In the movie "Seven Brides for Seven Brothers" the song sings, "and then one day it's spring". Growing up in the Pacific Northwest I thought I knew what that meant, but I was wrong. Here it did seem to happen overnight. One day I'm running in the midst of naked trees and dull brown ground, and then next everything is sprouting leaves and the ground and trees are covered in lush green growth. I'm in awe of Spring here in the District. I am amazed at the differences and the beautiful spring weather. Yes, it's probably the nicest weather I'll have all year, but I'm not complaining, nor am I dreading the incredibly hot summer....I'm just soaking up the wonderful warm weather as it is now. Sunny and warm at day, raining and thunder storms most nights. Beautiful.
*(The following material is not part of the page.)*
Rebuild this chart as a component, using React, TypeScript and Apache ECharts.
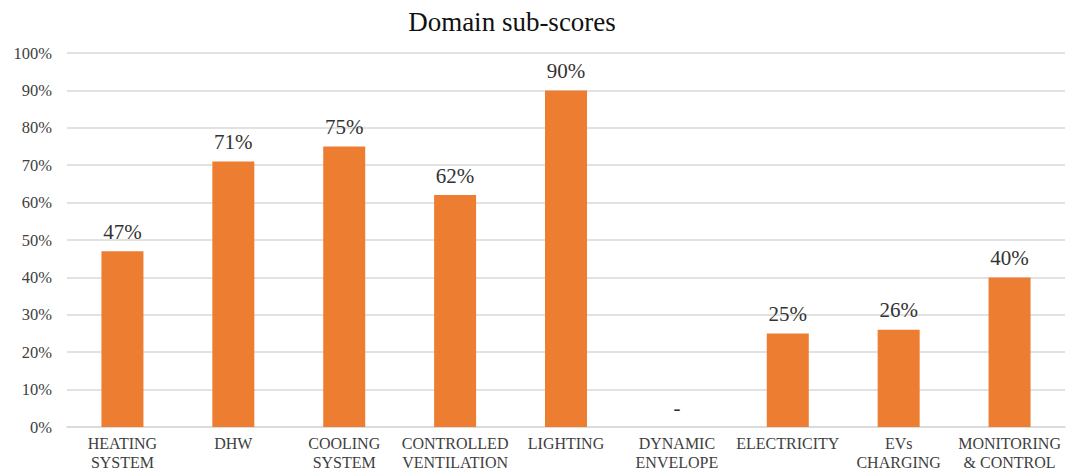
import React, { useEffect, useRef } from "react";
import * as echarts from "echarts";

const categories = [
  "HEATING\nSYSTEM",
  "DHW",
  "COOLING\nSYSTEM",
  "CONTROLLED\nVENTILATION",
  "LIGHTING",
  "DYNAMIC\nENVELOPE",
  "ELECTRICITY",
  "EVs\nCHARGING",
  "MONITORING\n& CONTROL",
];
const scores = [47, 71, 75, 62, 90, 0, 25, 26, 40];
const yTicks = { min: 0, max: 100, interval: 10 };

const FONT = "'Times New Roman', 'Liberation Serif', serif";

export default function App() {
  const ref = useRef<HTMLDivElement>(null);
  useEffect(() => {
    const chart = echarts.init(ref.current!, null, { renderer: "svg" });
    chart.setOption({
      animation: false,
      backgroundColor: "#ffffff",
      textStyle: { fontFamily: FONT },
      title: {
        text: "Domain sub-scores",
        left: 507,
        textAlign: "center",
        top: 3,
        textStyle: { fontFamily: FONT, fontSize: 27, fontWeight: "normal", color: "#111" },
      },
      grid: { left: 67, right: 10, top: 53, bottom: 45, containLabel: false },
      xAxis: {
        type: "category",
        data: categories,
        axisLine: { show: true, lineStyle: { color: "#d9d9d9", width: 1.5 } },
        axisTick: { show: false },
        axisLabel: {
          interval: 0,
          fontFamily: FONT,
          fontSize: 16,
          color: "#404040",
          lineHeight: 19,
          margin: 7,
        },
      },
      yAxis: {
        type: "value",
        min: yTicks.min,
        max: yTicks.max,
        interval: yTicks.interval,
        axisLine: { show: false },
        axisTick: { show: false },
        splitLine: { lineStyle: { color: "#d9d9d9", width: 1.5 } },
        axisLabel: {
          fontFamily: FONT,
          fontSize: 16.5,
          color: "#404040",
          margin: 15,
          formatter: (v: number) => v + "%",
        },
      },
      series: [
        {
          type: "bar",
          data: scores,
          barWidth: 42,
          itemStyle: { color: "#ED7D31" },
          label: {
            show: true,
            position: "top",
            distance: 9,
            fontFamily: FONT,
            fontSize: 21,
            color: "#333",
            formatter: (p: any) => (p.value === 0 ? "-" : p.value + "%"),
          },
        },
      ],
    });
    return () => chart.dispose();
  }, []);
  return (
    <div
      ref={ref}
      style={{ position: "fixed", left: 0, top: 0, width: 1075, height: 472 }}
    />
  );
}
Life here is routine now, and I forget to enjoy all the subtle differences as I was when I first moved. They don't impress me the same, even though I still notice them. For example: The lady in starbucks cant understand me when I say Caramel. I say it in two syllables, not three. I don't say Car-a-mel. I say Car-mel. Wrong, or right everyone here says car-a-mel. It cracks me up.
Anyway, my job is great, and moving here was the best decision I've ever made. It was even more confirmed when my family visited in March and had the opportunity to see my life here. My work family, my church family, and my friends. What a wonderful time I had.
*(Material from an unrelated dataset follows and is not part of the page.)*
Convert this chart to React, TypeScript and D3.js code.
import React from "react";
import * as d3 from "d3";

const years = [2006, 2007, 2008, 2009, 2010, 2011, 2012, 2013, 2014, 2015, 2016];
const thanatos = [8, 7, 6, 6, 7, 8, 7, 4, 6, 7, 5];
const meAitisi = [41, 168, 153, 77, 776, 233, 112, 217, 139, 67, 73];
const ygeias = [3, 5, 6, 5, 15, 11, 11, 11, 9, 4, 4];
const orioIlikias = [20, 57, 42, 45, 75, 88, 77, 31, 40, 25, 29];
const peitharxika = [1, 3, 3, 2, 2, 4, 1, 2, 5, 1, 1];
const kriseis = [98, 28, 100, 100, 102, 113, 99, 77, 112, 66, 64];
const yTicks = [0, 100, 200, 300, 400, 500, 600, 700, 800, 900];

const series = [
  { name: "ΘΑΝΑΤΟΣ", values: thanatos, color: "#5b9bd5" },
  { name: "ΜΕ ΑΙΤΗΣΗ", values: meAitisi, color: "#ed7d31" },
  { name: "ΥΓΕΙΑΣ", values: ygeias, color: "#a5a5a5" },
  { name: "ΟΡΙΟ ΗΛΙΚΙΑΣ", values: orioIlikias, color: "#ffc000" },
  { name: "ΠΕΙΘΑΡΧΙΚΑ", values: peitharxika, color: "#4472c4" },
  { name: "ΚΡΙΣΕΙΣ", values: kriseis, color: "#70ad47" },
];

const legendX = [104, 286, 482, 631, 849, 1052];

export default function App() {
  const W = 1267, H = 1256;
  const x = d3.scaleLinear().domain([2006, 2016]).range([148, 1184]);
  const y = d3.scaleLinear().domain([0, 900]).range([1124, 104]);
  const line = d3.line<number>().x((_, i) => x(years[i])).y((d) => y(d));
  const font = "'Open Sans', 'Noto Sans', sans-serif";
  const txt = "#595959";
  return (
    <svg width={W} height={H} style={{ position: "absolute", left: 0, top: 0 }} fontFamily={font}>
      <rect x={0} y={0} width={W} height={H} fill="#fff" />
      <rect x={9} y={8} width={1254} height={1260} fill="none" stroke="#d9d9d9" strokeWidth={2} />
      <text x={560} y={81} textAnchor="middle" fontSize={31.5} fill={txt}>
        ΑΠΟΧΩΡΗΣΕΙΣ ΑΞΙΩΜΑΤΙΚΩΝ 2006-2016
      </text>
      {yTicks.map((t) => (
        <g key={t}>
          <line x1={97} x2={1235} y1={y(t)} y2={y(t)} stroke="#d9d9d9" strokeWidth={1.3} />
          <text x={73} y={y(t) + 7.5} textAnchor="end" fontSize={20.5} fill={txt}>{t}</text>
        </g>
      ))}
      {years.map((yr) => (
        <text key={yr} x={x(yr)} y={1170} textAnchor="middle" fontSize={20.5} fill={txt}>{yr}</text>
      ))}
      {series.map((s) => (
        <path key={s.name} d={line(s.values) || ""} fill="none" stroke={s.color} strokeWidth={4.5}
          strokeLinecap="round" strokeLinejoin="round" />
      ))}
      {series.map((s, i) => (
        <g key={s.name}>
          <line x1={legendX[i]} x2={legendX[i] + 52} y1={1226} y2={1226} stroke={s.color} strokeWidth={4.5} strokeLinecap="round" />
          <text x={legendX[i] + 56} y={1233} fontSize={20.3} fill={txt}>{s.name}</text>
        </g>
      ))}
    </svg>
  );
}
Life, with its busy mundane tasks and its unexpected twists, is so great. God gave me such a good and specific task, and carrying that out is oftentimes harder than expected, but worth it. Glorify Him in everything. Every struggle with my girls, every morning, noon, and night, every hug, every word out of my mouth need to reflect Him and His grace and mercy. How do I show that my life has been changed by Jesus' work on the cross? Love. So, my job is simply to love.
Happy Easter. I love celebrating that God sent His son to die, and that He died a death he didn't deserve, taking the punishment for my sin, but that he didn't stay dead. He rose again. He lives. And because He lives I can have life through His work on the cross.